#### Challenge:
Nothing outside the lines from the one containing "Generate a Python script that draws this with Plotly." through the one containing "0.15, 0.2, 0.25, 0.3, 0.4, 0.5, 0.6, 0.7, 0.8, 0.9, 1.0]" should be copied, and no pictures either. Copy those lines exactly.

Stored data entries
════
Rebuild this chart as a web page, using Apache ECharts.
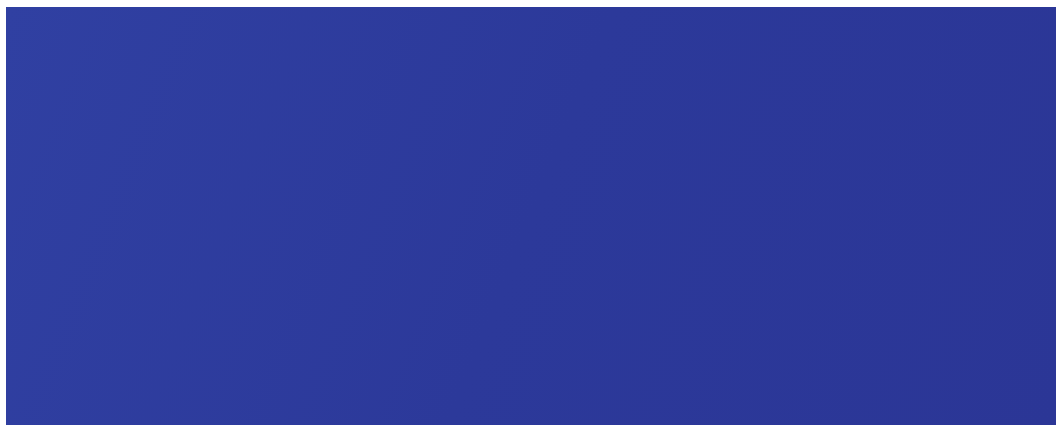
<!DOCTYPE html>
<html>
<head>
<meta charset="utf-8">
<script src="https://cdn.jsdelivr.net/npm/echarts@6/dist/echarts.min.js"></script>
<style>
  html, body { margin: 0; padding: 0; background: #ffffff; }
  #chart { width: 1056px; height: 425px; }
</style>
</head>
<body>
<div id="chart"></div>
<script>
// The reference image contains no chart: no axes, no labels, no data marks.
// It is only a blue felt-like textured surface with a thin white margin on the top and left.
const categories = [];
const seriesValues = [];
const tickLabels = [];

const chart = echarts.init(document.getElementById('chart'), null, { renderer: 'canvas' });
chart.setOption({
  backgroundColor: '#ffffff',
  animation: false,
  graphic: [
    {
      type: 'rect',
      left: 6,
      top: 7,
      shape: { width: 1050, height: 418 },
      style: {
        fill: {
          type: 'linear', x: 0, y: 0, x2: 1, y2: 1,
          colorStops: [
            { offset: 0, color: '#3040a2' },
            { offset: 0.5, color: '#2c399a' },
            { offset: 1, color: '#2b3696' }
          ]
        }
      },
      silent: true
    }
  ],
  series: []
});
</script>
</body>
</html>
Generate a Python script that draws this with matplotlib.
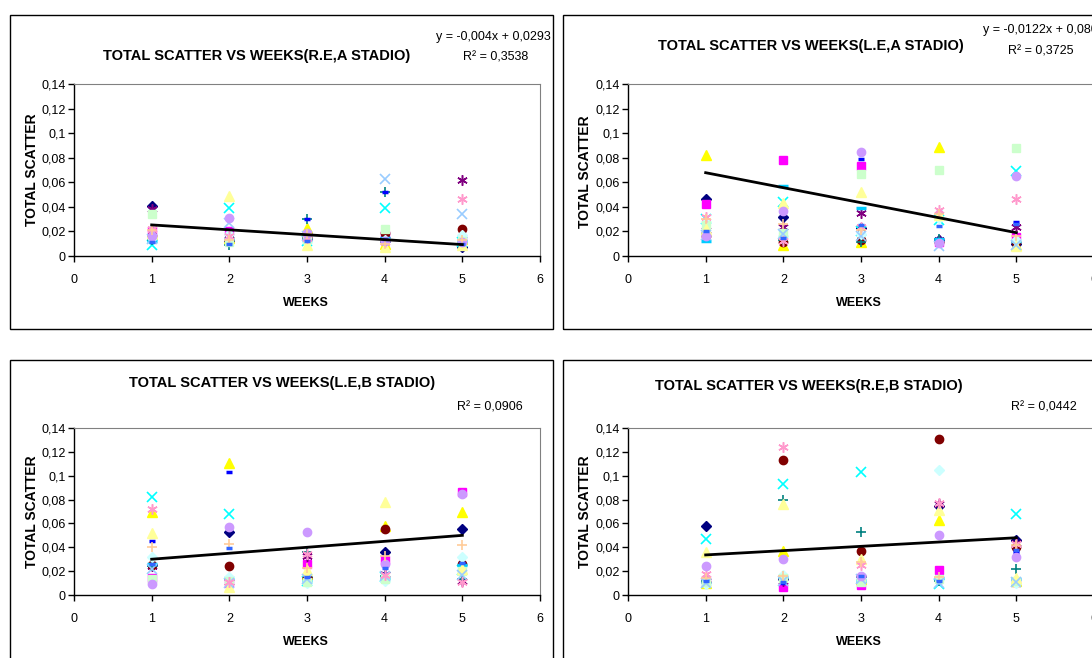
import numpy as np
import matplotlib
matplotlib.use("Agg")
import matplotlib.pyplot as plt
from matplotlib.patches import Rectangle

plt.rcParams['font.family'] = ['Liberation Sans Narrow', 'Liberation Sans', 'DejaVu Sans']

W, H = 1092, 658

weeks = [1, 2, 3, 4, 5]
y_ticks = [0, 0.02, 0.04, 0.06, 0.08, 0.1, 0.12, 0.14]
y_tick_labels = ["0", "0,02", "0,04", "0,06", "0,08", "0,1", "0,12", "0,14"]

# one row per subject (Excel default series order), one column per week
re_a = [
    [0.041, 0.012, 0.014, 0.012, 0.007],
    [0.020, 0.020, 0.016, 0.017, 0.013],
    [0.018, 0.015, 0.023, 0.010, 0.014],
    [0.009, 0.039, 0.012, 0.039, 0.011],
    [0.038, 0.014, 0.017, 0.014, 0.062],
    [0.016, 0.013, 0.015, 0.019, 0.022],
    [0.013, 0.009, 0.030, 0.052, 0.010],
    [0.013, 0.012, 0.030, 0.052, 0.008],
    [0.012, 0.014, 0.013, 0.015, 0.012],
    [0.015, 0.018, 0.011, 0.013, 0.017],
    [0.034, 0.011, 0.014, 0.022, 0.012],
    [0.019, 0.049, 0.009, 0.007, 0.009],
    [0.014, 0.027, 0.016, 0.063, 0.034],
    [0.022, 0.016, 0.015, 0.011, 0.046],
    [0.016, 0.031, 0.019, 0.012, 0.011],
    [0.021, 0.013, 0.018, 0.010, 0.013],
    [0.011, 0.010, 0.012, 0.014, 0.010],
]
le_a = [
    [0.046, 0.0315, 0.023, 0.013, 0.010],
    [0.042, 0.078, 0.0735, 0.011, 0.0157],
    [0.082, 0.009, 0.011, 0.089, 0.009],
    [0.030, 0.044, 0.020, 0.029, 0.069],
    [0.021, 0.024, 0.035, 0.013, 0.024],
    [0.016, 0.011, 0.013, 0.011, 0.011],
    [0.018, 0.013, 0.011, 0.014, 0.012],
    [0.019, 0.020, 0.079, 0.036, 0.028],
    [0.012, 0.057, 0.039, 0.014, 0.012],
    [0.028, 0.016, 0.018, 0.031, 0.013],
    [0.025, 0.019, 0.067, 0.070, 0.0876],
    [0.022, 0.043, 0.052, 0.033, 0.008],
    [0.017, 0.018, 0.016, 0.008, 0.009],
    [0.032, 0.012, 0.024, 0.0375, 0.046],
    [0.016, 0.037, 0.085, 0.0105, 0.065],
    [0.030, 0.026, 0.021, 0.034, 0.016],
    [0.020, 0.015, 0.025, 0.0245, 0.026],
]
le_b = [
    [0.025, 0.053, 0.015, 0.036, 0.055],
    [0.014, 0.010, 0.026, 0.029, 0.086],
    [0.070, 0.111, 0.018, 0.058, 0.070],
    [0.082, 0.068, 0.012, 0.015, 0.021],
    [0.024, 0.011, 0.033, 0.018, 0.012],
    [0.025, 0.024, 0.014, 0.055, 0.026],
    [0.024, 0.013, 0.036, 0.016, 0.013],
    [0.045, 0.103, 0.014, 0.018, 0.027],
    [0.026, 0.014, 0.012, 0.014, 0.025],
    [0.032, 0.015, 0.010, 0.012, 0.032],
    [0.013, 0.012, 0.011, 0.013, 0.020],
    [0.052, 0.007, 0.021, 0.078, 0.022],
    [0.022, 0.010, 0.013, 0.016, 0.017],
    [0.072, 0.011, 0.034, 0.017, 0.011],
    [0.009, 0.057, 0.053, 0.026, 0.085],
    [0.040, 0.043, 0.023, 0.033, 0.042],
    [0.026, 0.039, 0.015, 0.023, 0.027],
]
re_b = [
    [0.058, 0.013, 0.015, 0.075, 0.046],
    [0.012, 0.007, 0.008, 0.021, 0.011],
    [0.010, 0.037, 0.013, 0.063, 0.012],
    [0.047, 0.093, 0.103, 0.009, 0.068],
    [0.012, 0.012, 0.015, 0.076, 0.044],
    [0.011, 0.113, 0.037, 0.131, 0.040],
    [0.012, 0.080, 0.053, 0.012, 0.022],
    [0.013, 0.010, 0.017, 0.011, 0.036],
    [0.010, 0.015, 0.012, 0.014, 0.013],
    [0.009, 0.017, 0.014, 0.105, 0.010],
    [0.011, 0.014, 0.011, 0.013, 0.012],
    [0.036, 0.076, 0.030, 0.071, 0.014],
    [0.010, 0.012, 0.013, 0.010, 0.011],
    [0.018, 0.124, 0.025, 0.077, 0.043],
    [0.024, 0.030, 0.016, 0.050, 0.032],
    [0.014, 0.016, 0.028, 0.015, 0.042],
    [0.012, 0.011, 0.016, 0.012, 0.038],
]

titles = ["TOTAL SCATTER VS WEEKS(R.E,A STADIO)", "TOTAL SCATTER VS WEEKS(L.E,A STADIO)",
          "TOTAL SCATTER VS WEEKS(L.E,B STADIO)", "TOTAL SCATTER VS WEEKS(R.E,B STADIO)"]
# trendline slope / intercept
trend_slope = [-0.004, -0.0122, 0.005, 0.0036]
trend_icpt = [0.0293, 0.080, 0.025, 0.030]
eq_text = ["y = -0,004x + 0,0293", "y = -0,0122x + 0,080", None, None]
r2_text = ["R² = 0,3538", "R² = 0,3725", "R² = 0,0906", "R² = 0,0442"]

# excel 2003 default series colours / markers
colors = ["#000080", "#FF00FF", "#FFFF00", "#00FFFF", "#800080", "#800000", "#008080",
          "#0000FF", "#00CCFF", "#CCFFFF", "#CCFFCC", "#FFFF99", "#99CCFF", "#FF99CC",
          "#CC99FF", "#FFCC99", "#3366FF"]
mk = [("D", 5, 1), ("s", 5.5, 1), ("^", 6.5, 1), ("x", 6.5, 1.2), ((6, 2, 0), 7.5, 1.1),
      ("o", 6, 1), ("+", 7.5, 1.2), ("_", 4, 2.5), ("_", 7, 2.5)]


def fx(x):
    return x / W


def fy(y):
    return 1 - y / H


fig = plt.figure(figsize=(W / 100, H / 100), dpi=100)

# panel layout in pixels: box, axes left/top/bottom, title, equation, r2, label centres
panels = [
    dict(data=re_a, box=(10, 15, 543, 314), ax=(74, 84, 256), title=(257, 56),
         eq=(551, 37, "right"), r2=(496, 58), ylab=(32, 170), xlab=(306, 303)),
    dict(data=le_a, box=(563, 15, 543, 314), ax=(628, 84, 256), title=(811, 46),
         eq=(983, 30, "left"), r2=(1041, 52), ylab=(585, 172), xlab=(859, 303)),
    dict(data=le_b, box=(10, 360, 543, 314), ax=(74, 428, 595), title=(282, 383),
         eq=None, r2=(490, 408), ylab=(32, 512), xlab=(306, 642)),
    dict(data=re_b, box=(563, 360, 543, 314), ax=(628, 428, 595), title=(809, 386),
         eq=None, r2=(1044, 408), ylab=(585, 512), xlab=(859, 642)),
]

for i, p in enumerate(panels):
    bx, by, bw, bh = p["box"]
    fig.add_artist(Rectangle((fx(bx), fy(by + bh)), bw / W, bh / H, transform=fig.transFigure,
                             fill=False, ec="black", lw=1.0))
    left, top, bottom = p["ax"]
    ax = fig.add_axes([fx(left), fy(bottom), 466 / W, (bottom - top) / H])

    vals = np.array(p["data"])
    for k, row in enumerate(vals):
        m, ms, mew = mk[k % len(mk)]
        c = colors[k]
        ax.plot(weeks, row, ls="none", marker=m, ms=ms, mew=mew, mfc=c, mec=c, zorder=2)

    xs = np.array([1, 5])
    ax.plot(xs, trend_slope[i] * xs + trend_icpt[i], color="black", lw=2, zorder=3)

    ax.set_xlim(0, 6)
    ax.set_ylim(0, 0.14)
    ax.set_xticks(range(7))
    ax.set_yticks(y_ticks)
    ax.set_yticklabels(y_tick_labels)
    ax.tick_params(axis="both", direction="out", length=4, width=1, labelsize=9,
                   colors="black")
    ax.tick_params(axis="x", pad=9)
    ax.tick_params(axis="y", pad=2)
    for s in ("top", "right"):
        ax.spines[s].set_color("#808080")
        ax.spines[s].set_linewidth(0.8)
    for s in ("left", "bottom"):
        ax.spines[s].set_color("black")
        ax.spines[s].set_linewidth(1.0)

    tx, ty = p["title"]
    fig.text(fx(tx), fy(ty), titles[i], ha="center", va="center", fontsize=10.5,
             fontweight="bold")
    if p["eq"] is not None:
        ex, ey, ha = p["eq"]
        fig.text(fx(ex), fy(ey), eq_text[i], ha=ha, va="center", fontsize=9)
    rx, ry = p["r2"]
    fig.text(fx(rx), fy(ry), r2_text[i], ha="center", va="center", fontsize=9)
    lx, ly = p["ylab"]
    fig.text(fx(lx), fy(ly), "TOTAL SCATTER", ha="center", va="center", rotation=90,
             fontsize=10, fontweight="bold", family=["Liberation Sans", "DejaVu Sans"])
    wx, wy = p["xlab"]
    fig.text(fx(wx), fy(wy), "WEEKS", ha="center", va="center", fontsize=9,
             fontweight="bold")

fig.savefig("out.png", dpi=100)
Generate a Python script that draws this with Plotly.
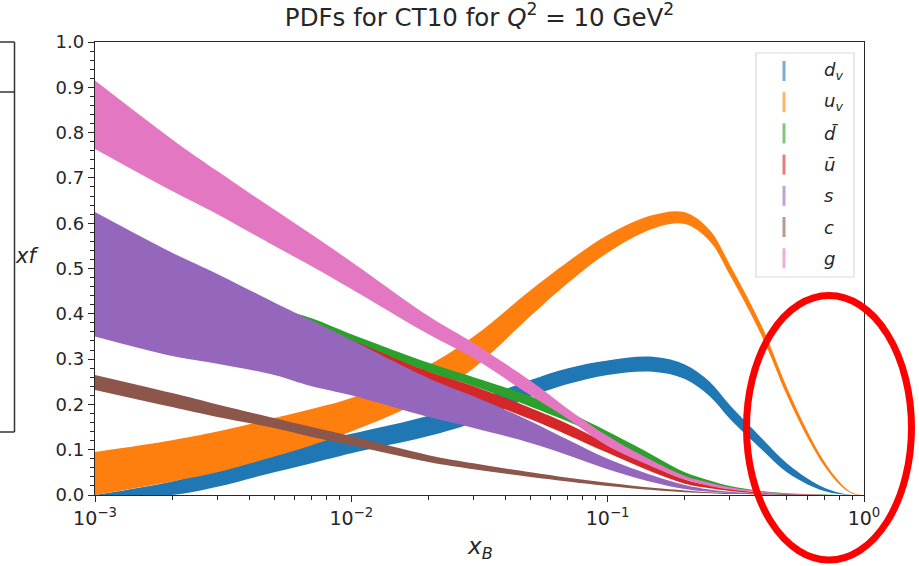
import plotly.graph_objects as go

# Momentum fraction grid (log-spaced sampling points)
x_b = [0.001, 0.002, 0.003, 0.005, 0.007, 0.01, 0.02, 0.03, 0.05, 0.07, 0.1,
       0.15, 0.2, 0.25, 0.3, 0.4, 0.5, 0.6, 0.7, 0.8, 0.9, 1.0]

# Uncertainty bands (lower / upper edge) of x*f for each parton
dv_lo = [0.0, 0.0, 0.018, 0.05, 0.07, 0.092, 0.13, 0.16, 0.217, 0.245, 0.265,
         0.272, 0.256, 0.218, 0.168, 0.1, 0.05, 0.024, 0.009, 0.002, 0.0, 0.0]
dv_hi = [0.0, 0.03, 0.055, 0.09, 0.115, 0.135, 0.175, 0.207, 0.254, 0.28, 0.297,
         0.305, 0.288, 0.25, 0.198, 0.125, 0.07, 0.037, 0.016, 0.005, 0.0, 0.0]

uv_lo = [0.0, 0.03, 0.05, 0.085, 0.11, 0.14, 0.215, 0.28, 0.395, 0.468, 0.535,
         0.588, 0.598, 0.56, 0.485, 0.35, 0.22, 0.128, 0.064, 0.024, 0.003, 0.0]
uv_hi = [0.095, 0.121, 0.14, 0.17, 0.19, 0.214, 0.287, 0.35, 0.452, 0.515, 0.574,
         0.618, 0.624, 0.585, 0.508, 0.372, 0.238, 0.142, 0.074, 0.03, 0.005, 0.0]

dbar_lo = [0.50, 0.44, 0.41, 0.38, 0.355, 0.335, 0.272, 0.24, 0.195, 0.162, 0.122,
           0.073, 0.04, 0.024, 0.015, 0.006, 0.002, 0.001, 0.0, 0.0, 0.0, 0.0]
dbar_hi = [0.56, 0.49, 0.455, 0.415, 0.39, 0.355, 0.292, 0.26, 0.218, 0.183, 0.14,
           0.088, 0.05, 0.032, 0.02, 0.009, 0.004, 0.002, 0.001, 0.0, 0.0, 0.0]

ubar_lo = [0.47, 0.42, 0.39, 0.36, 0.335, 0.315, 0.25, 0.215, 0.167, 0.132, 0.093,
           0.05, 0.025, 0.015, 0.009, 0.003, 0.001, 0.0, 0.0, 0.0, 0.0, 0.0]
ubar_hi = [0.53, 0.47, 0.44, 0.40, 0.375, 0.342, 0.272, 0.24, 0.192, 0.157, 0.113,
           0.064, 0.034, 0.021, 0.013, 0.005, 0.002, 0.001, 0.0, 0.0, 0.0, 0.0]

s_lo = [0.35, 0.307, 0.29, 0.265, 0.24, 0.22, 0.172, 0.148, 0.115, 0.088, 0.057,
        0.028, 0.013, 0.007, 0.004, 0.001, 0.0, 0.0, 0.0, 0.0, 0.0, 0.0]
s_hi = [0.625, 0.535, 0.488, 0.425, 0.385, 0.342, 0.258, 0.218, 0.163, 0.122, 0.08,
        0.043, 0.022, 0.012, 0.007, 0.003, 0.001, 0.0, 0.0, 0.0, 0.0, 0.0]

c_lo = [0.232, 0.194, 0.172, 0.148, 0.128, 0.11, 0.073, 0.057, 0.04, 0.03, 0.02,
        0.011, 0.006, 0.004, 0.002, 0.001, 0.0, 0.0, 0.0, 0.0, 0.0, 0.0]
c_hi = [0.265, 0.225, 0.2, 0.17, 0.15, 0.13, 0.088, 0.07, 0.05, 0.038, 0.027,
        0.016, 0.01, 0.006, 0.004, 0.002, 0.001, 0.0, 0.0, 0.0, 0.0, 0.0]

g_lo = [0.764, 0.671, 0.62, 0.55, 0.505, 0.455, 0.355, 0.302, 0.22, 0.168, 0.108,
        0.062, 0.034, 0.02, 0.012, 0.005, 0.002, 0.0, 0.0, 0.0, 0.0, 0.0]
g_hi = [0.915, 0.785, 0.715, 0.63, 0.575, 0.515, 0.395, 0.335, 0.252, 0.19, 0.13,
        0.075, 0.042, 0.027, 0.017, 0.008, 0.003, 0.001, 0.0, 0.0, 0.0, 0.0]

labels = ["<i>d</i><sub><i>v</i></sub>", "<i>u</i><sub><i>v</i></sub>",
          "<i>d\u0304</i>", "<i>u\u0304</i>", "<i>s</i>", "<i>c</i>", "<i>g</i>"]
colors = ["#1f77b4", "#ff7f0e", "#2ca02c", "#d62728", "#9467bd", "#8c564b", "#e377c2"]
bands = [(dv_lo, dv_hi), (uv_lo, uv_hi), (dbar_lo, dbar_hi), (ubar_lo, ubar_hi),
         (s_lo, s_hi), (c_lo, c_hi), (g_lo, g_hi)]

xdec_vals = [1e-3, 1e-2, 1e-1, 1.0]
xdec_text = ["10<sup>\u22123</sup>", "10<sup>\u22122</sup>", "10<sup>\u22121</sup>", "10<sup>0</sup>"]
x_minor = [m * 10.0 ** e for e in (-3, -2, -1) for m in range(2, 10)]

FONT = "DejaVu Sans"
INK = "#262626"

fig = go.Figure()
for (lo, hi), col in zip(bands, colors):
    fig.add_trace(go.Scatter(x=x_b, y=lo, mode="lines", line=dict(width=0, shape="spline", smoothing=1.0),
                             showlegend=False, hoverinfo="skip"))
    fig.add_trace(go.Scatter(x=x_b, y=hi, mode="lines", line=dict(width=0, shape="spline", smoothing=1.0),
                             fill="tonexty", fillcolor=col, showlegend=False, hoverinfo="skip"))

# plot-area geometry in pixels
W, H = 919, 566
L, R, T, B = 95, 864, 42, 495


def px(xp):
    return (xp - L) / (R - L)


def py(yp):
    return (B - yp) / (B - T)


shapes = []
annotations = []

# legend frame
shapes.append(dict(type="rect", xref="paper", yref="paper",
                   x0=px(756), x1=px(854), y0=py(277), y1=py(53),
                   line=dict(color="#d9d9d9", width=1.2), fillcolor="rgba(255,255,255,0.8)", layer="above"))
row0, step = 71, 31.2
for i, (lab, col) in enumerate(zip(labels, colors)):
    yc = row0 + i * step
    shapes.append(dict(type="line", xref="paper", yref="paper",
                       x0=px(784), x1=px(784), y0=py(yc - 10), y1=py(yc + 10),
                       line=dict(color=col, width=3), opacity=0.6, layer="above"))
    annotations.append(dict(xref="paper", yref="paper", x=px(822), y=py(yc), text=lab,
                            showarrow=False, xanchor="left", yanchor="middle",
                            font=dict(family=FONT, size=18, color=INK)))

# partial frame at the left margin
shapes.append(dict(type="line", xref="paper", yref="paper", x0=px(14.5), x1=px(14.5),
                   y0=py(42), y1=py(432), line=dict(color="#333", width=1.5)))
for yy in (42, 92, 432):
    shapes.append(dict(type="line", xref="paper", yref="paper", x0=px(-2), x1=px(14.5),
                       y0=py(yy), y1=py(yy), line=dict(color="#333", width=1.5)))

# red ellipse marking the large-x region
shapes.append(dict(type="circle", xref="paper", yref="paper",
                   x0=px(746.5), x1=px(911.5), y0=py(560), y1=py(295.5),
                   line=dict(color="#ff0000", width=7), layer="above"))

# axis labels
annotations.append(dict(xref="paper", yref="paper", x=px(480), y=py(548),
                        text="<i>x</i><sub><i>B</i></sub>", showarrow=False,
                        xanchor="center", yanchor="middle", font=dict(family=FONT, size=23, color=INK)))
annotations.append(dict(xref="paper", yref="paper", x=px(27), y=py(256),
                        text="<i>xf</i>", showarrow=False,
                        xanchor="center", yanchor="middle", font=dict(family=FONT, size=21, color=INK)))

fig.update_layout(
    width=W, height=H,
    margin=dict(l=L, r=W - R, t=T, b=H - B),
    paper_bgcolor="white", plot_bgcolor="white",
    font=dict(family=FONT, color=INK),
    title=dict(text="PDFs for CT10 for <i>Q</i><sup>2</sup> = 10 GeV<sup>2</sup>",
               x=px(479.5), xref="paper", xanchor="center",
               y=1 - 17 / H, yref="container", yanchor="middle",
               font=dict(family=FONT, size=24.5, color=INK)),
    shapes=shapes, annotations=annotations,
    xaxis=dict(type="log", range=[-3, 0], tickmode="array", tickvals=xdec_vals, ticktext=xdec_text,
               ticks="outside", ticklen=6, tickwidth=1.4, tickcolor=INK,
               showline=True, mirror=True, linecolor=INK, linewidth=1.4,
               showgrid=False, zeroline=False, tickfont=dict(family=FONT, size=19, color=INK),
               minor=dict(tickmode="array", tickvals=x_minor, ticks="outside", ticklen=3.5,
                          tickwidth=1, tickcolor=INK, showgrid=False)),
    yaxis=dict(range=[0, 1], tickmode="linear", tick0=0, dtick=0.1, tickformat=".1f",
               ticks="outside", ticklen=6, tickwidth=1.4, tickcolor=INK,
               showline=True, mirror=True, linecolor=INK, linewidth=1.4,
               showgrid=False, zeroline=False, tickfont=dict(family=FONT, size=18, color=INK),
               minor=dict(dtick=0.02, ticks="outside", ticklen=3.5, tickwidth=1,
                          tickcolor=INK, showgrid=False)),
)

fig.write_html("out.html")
════
#### Result for this task:
Generate a Python script that draws this with Plotly.
import plotly.graph_objects as go

# Momentum fraction grid (log-spaced sampling points)
x_b = [0.001, 0.002, 0.003, 0.005, 0.007, 0.01, 0.02, 0.03, 0.05, 0.07, 0.1,
       0.15, 0.2, 0.25, 0.3, 0.4, 0.5, 0.6, 0.7, 0.8, 0.9, 1.0]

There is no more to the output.